Ann Arbor planning commission meeting (Aug. 20, 2013): As the city council considers selling the former Y site at 350 S. Fifth, planning commissioners have outlined the kind of development they’d like to see at that location.
The commission voted unanimously to recommend that the council, if it decides to proceed with a sale, should use a request for qualifications (RFQ) and request for proposals (RFP) process.
The planning commission is also recommending that the council impose a set of conditions for future development. The list includes mixed-use development that encourages foot traffic and active first-floor uses, an entry plaza or open space, and mandatory compliance with the city’s design guidelines.
The site was one of five parcels that was the focus of the Ann Arbor Downtown Development Authority’s Connecting William Street project. Much of the Aug. 20 discussion centered on the use of CWS as a framework for the resolution.
Sabra Briere, who serves as the city council’s representative to the planning commission, suggested removing entirely references to the CWS project. The council never adopted the CWS report or took any action to implement the CWS recommendations, she noted. Briere felt that leaving those references to CWS in the commission’s resolution might make some councilmembers more resistant to it.
Wendy Woods, a former councilmember, countered that “our role is not to give pablum to council.” The commission’s role is to give advice as a body, regardless of how it might be received by the council, Woods said. She also pointed out that it’s not necessarily Briere’s role to advocate for positions taken by the commission. “The planning commission is its own advocate and we stand on our own,” Woods said.

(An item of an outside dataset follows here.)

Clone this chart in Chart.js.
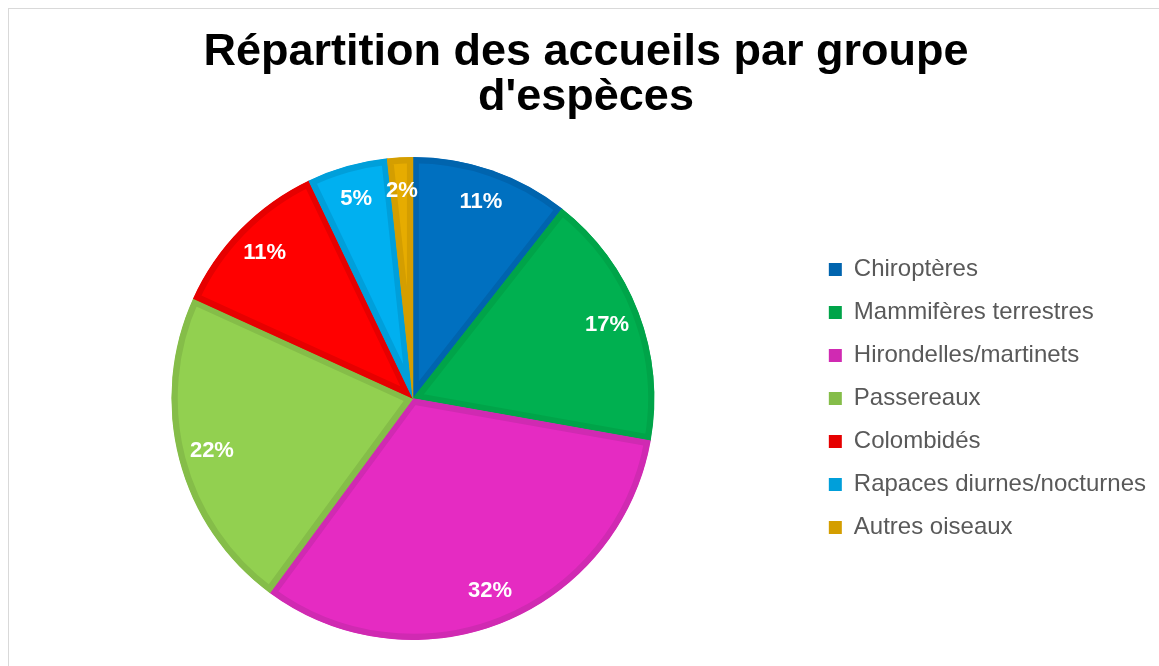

Bonnie Bona and Diane Giannola, who drafted the resolution, pointed to the amount of public input that had been solicited during the CWS process, and felt that it was more powerful for the commission’s recommendations to be supported by that input. Giannola didn’t want to get into the politics of guessing what the council might support, but offered to extract references to CWS from the two resolved clauses. That compromise was acceptable to Briere and the other commissioners. [.pdf of amended Y lot resolution]
During the discussion, Briere also reported that the broker hired by the city to handle a possible sale has been meeting with councilmembers to talk about the Y lot. The broker is likely to suggest putting as few stipulations on the property as possible, she said, because he believes that such stipulations will lower the purchase price. That’s not necessarily what all councilmembers believe, she noted, but it’s what they’re being told.
The commission’s resolution will be forwarded to the city council as an item of communication, and will possibly appear on the agenda as soon as Sept. 3.
In other action, commissioners recommended approval of a two-story addition that more than doubles the size of the Honda vehicle testing facility on Ann Arbor’s south side. The existing 19,357-square-foot building, built in 1975, is located at 3947 Research Park Drive on a 2.72-acre site. During a public hearing on the project, a representative of American Honda Motor Co. reported that the expansion will include a state-of-the-art environmental testing chamber, to help Honda develop vehicles with cleaner fuel emissions. The $4.3 million project is expected to increase the number of employees who work at the site from 6 to 10.
Commissioners also recommended approval of (1) the site plan for a proposed Belle Tire at 590 W. Ellsworth – just east of the intersection with South State Street, and (2) an annexation and zoning request for 2640 Miller Road, on the city’s northwest side.